State prosecutors in Munich said that the long-planned sweep had disrupted a major supply network that would have provided logistical support to terrorist groups. Those arrested included men and women from the Middle East, North Africa, Bulgaria and Germany, all of whom were suspected of being linked to Islamic extremist organisations including al-Qa'ida.
They said that, in an operation involving more than 800 officers, police had raided 50 addresses across Germany and confiscated faked passports, computer data and militant Islamic propaganda that called for recruits to join a holy war or jihad against the West. The bulk of arrests were made in the cities of Ulm and Neu Ulm in southern Germany.
"The network raised funds to pursue their ideological goals and equipped people with false documents to facilitate illegal residency in Germany," a state prosecutor's statement said. "Those detained are also accused of spreading racial hatred and recruiting people for a jihad," it added.
The chief state prosecutor, August Stern, said several of those arrested were linked to the militant extremist organisations Asnar-el-Islam and El Tauhid and that one of those detained had been trained at an al-Qa'ida camp in Pakistan. "We suspect those arrested to be members of a criminal organisation with international contacts," he said.
But police said they had found no evidence indicating that the group planned to carry out a terrorist attack. Mr Stern said the objective of the raids had been to destroy the logistical base of the network.
Police said that the raids focused on mosques that the group had used as a cover for its operations and on a series of call centres, where it was possible to telephone abroad at cheap rates. They said another chief target was an Islamic information centre in the southern city of Ulm which had been under police surveillance for more than three years.

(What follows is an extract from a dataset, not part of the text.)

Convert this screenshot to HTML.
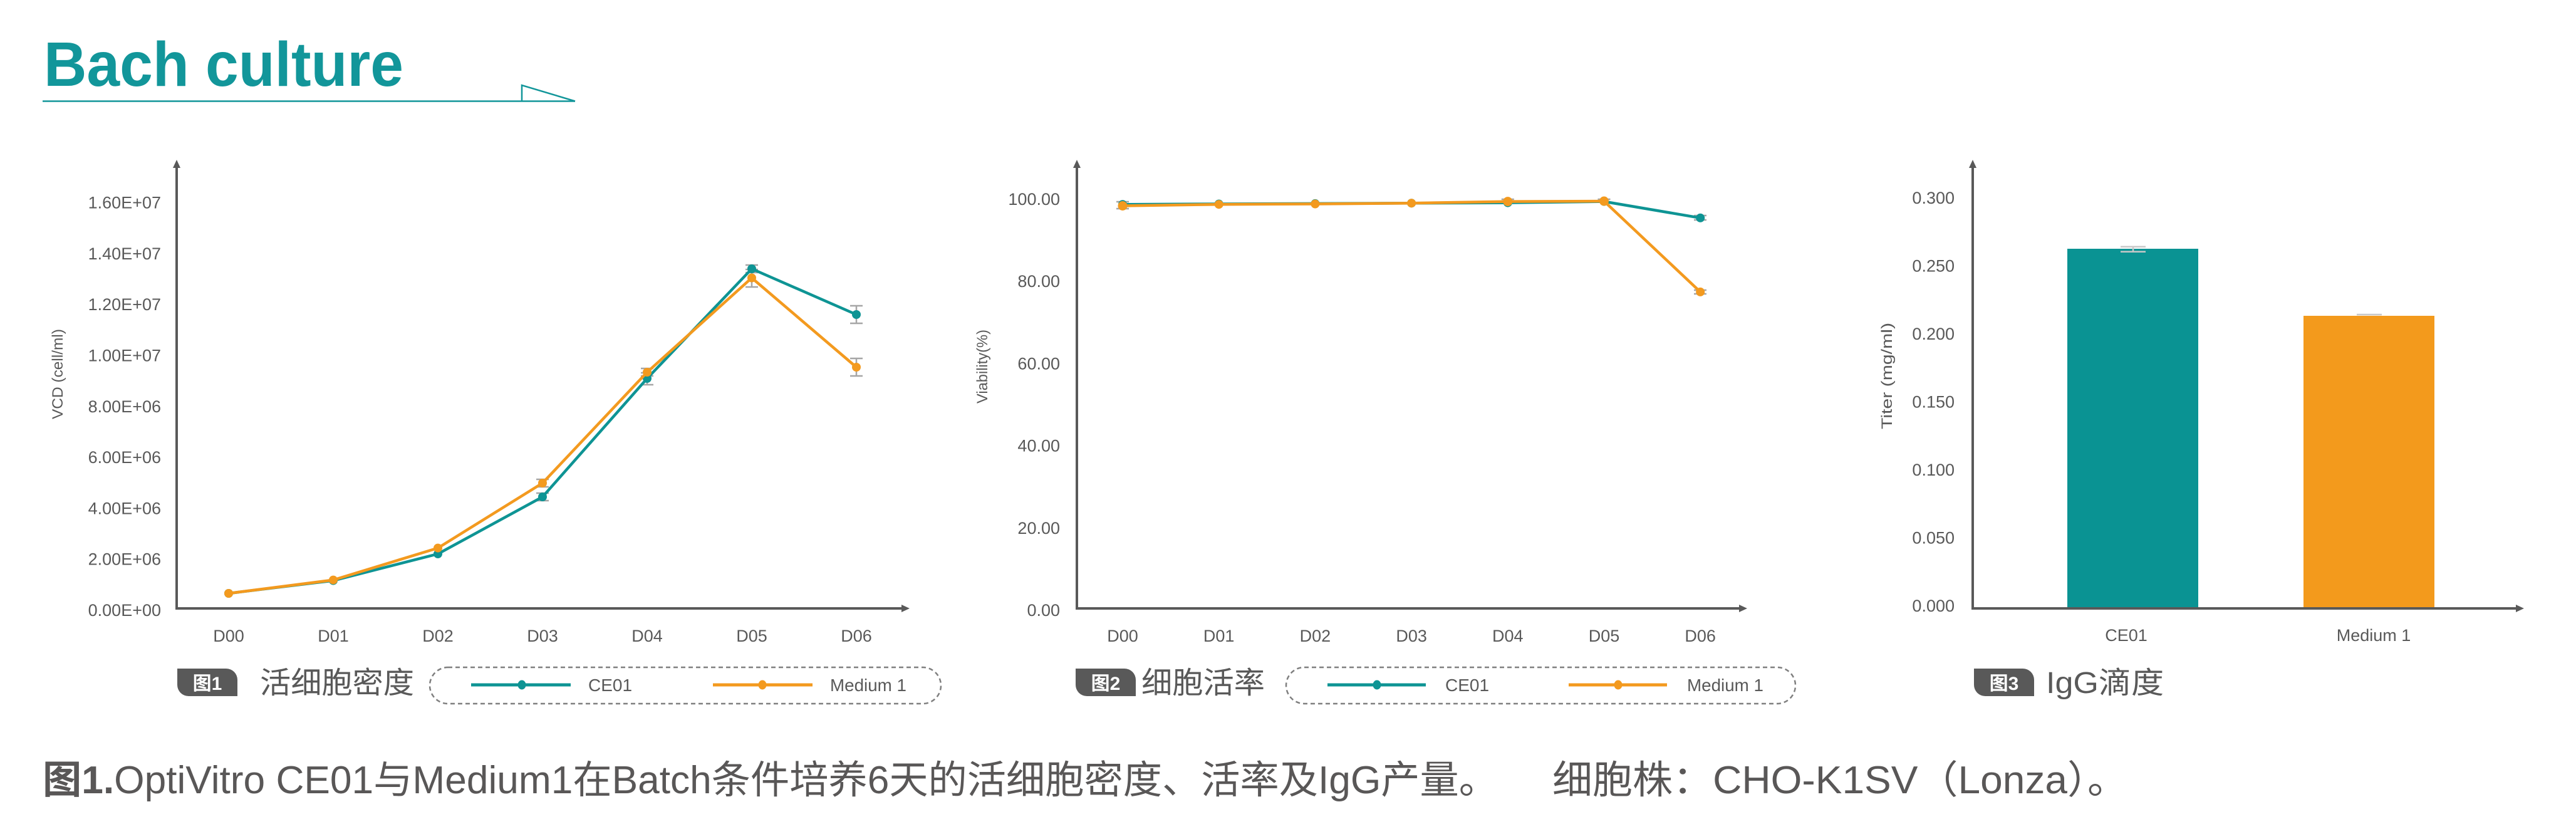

Yesterday's raids followed a police operation in December which is alleged to have thwarted an attempt to assassinate Iyad Allawi, the interim Iraqi Prime Minister, during a brief visit to Berlin.
Germany stepped up its attempts to clamp down on Islamic extremism after the 11 September hijackers were found to have organised their attacks on New York and Washington while living undetected for years in Hamburg where they were regarded as mere students. The Germans' failure to identify the al-Qa'ida cell invoked criticism from America.
Last year, Otto Shily, the Interior Minister, announced that the fight against Islamic terrorism was at the top of the government's security agenda. Germany subsequently extradited the Islamic militant, Metin Kaplan to Turkey after he was found guilty of disseminating fundamentalist propaganda during his sermons. Mr Kaplan had lived for decades in Cologne. German federal prosecutors said that one of those arrested in yesterday's raids was a Libyan citizen accused of supporting an al Tauhid terrorist cell in Germany which had planned attacks on Jewish premises in the country. The Libyan was suspected of having supplied the cell with a pistol.